I know the definition of $e^M$ and how to find $e^M$ for diagonalisable matrix, nilpotent matrix but I've no idea how to solve this please give some hints to solve this problem. Thanks in advance.
We can write $M=I+N$ where
$$ I = \begin{pmatrix}1&0&0 \\ 0&1&0 \\0&0&1 \end{pmatrix} \qquad N = \begin{pmatrix}0&1&0 \\ 0&0&1 \\0&0&0 \end{pmatrix} $$
Since $I$ is the identity, $N$ and $I$ commute; hence $e^{I+N} = e^I e^N$ and $N$ is nilpotent with index $3$. So, $N^3=0$
$$ e^I e^N = eI\cdot(I+N+\frac{1}{2}N^2) = e\begin{pmatrix}1&1&\frac{1}{2} \\ 0&1&1 \\0&0&1 \end{pmatrix}$$
Thus the sum of the entries of the matrix $M$ is $\displaystyle 5.5e$.
HINT
You know how to diagonalize a matrix, that is, to find a diagonal matrix $D$ and an orthogonal matrix $P$ (which will be the matrix whose columns are the eigenvectors of $M$) such that $$ M = PDP^{-1} $$ ($D$ will have the eigenvalues of $M$ on the diagonal elements.)

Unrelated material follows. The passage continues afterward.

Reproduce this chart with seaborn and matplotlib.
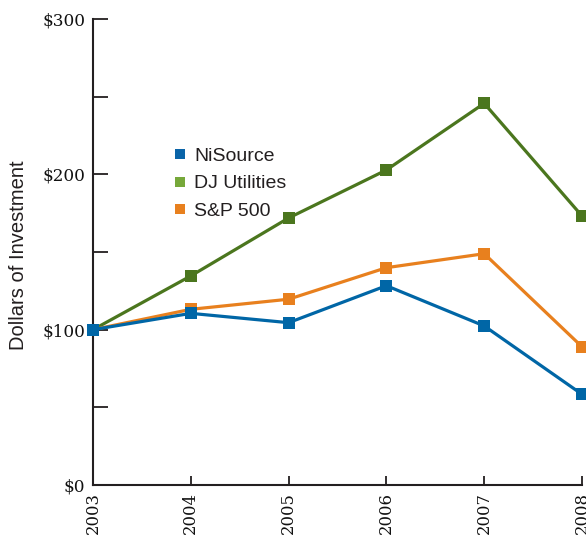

Then for all $k$, $$ M^k = PD^kP^{-1} $$ since pairs of $P^{-1}P$ cancel out except at the left and right sides of the product.
Finally, notice how this lets you relate $e^M$ to $P e^D P^{-1}$ since you know how to exponentiate the diagonal matrix $D$.